Na média, os produtos agrícolas já estão no maior patamar desde 21 de setembro do ano passado – apenas um mês depois de atingirem o menor nível desde 13 de setembro de 2010. Contudo, as cotações ainda estão 13% abaixo do recorde registrado em julho de 2008, pouco antes da quebra do Lehman Brothers nos Estados Unidos.
De modo geral, as commodities foram castigadas pelo surto de aversão ao risco que tomou conta dos mercados financeiros entre abril e maio em função da crise na Grécia e na Espanha e das preocupações com o desaquecimento da economia chinesa. Só em maio, fundos de investimento sacaram mais de US$ 8,2 bilhões dos contratos futuros de matérias-primas, de acordo com o último levantamento do Barclays Capital.
Contudo, os ânimos se acalmaram nas últimas semanas. A vitória dos conservadores na Grécia, a expectativa de uma nova injeção de dólares na economia americana pelo Federal Reserve (o banco central dos EUA) e o acordo para a recapitalização dos bancos europeus afastaram o pânico e reativaram o apetite dos investidores por ativos de risco, o suficiente para que voltassem a colocar dinheiro nas bolsas de commodities.
Mas o maior estímulo foi o aumento considerável dos riscos relacionados à oferta de produtos agrícolas, o que ampliou a margem de ganhos dos especuladores. Nos Estados Unidos, a seca que castiga o “Corn Belt” deve comprometer a produtividade das lavouras de milho e soja na safra 2012/13, o que pode derrubar os estoques (principalmente de soja) para níveis considerados críticos. Países como Austrália, Ucrânia e Rússia também sofrem com a estiagem e podem colher menos grãos do que o esperado. No Brasil, as chuvas fora de época prejudicaram a colheita do café e da cana.
“Os mercados perderam fôlego por causa da crise na Europa, mas os fundamentos são altistas. As compras da China seguem muito aquecidas, os estoques são apertados e a produção enfrenta problemas”, afirma Steve Cachia, analista da corretora de grãos Cerealpar.
Ao contrário do que aconteceu em outros períodos de ascensão das commodities, o dólar tem resistido a ceder. Desde 1º de junho, o índice dólar (que compara a moeda americana com uma cesta de divisas importantes) recuou apenas 1,3% – em relação ao real, a queda foi de 1,4%, de acordo com o Valor Data. Isso significa que grande parte da alta das commodities em dólar tende a ser repassada também para os preços em real.

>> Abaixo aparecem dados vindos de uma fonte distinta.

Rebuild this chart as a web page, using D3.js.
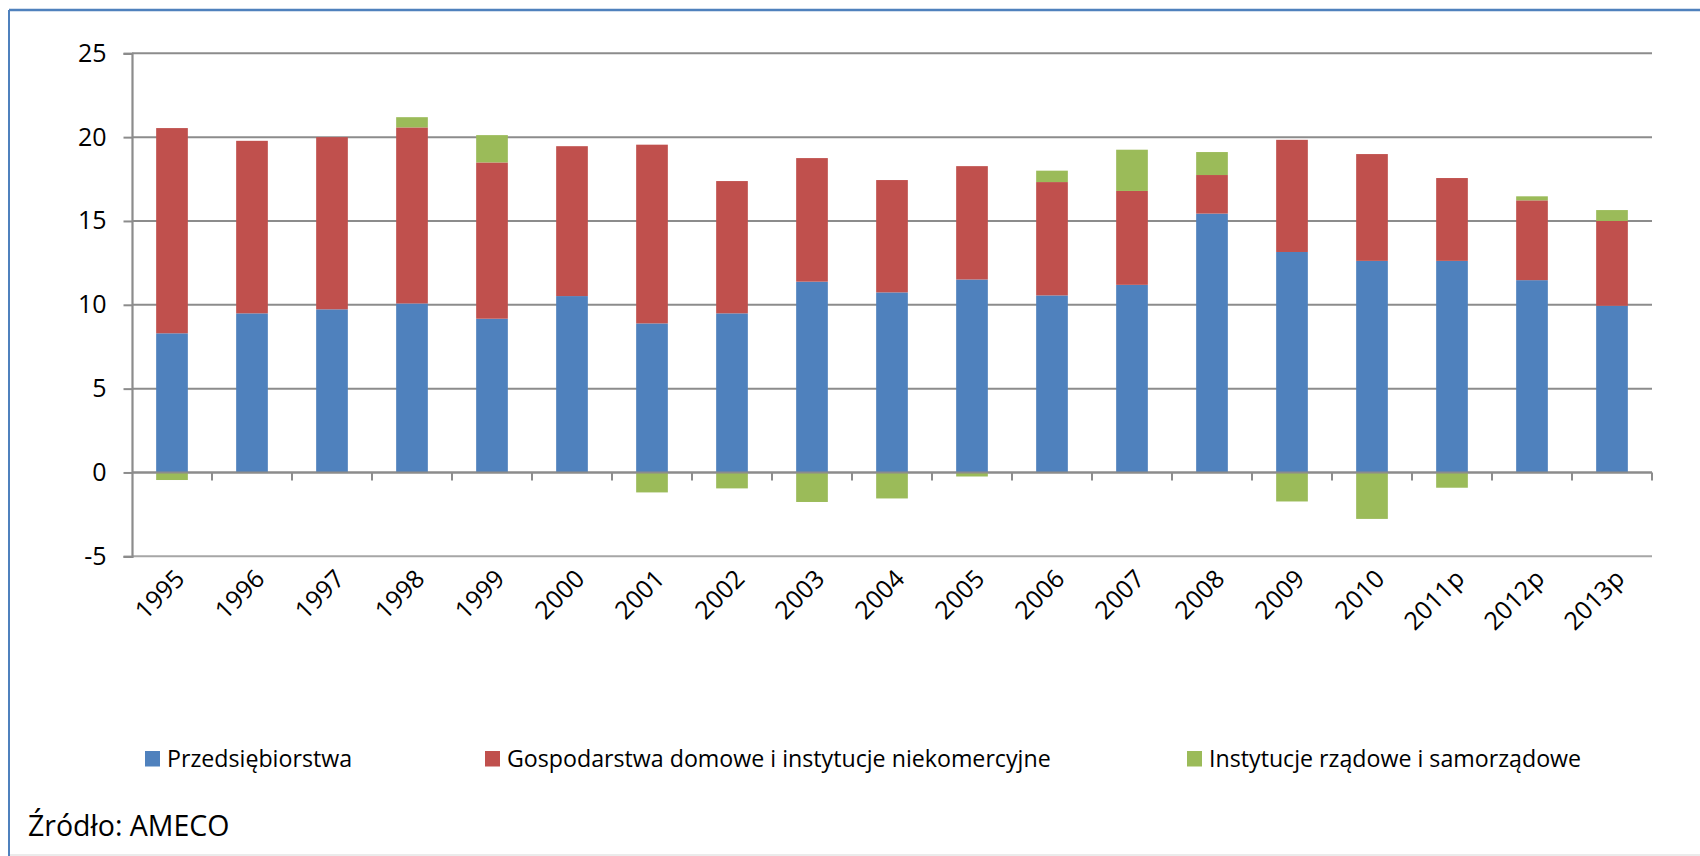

“Acreditamos que esse é um risco importante para a inflação no segundo semestre”, afirma Octavio de Barros, economista-chefe do Bradesco. Segundo ele, a recente alta das commodities deve ter um impacto da ordem de 30 pontos-base sobre a inflação do período. O economista pondera, porém, que essa pressão ainda pode ser revertida, já que a alta é explicada principalmente por fatores climáticos.
Thiago Curado, analista da Tendências Consultoria, acredita que o efeito da alta sobre a inflação brasileira deve ser, ao menos por enquanto, apenas pontual. “De modo geral, os preços das commodities têm se mantido relativamente estáveis desde o último trimestre de 2011”.
Algumas delas, como açúcar, café e algodão acumulam perdas expressivas nos últimos 12 meses (ver gráfico). Além disso, considerando as médias mensais de preço, oito das 10 commodities agrícolas acompanhadas pelo Valor Data registraram queda em junho.
“Apesar da sensação de que o pior já passou, o cenário externo ainda é muito ruim, o que limita o espaço para uma valorização sustentada das matérias-primas”, explica Curado. Além disso, acrescenta, os preços do milho – produto que responde por 70% dos custos de produção das carnes brancas – no mercado interno seguem pressionados pela colheita de uma safra recorde. “O saldo sobre os preços ao consumidor deve ser, neste momento, pequeno”, diz.